**MATERIAL FOR THIS TASK**
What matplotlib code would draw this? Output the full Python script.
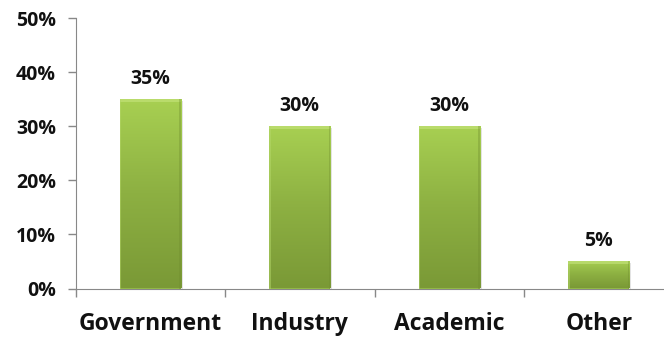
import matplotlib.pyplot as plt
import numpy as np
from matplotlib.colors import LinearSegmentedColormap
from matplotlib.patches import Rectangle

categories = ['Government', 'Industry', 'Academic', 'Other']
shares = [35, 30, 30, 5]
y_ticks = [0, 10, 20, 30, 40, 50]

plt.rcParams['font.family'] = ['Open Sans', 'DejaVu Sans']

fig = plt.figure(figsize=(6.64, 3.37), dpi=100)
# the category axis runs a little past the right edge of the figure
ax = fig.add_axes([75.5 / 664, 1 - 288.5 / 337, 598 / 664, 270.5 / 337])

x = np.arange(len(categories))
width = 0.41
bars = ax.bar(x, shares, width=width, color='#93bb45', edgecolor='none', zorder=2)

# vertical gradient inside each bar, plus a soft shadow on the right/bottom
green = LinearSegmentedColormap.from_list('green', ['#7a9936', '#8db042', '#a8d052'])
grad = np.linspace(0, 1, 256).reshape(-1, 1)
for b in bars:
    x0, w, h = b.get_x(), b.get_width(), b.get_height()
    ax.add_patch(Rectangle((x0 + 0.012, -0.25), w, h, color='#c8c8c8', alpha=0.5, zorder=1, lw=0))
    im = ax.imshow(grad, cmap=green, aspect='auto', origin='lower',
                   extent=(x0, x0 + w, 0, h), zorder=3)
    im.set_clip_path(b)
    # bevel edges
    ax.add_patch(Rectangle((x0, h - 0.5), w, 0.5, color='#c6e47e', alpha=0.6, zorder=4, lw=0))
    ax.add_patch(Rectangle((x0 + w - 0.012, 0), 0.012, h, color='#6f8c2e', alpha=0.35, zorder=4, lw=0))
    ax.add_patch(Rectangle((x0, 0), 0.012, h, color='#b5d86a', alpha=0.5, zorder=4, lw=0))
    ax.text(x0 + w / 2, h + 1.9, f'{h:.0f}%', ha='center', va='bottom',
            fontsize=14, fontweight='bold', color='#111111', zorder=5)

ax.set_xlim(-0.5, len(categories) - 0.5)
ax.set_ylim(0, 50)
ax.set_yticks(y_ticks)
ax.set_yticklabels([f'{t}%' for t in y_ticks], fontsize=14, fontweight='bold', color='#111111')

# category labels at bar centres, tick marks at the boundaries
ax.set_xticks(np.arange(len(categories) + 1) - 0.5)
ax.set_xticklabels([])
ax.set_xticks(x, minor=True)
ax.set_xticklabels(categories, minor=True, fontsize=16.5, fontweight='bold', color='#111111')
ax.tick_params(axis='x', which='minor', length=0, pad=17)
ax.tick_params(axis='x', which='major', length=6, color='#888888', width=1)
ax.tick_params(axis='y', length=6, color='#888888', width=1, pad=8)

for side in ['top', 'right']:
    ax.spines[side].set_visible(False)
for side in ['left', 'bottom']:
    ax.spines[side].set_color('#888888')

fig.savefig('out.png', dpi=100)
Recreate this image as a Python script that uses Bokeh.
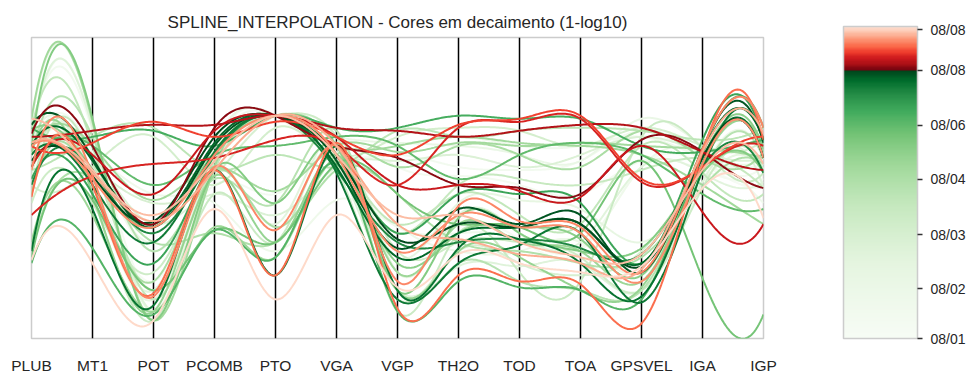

**YOUR TASK**
Return, unchanged, the lines from the first line of the material through the line that holds "plt.rcParams['font.family'] = ['Open", inclusive, omitting pictures.

**OUTPUT BELOW**
What matplotlib code would draw this? Output the full Python script.
import matplotlib.pyplot as plt
import numpy as np
from matplotlib.colors import LinearSegmentedColormap
from matplotlib.patches import Rectangle

categories = ['Government', 'Industry', 'Academic', 'Other']
shares = [35, 30, 30, 5]
y_ticks = [0, 10, 20, 30, 40, 50]

plt.rcParams['font.family'] = ['Open Sans', 'DejaVu Sans']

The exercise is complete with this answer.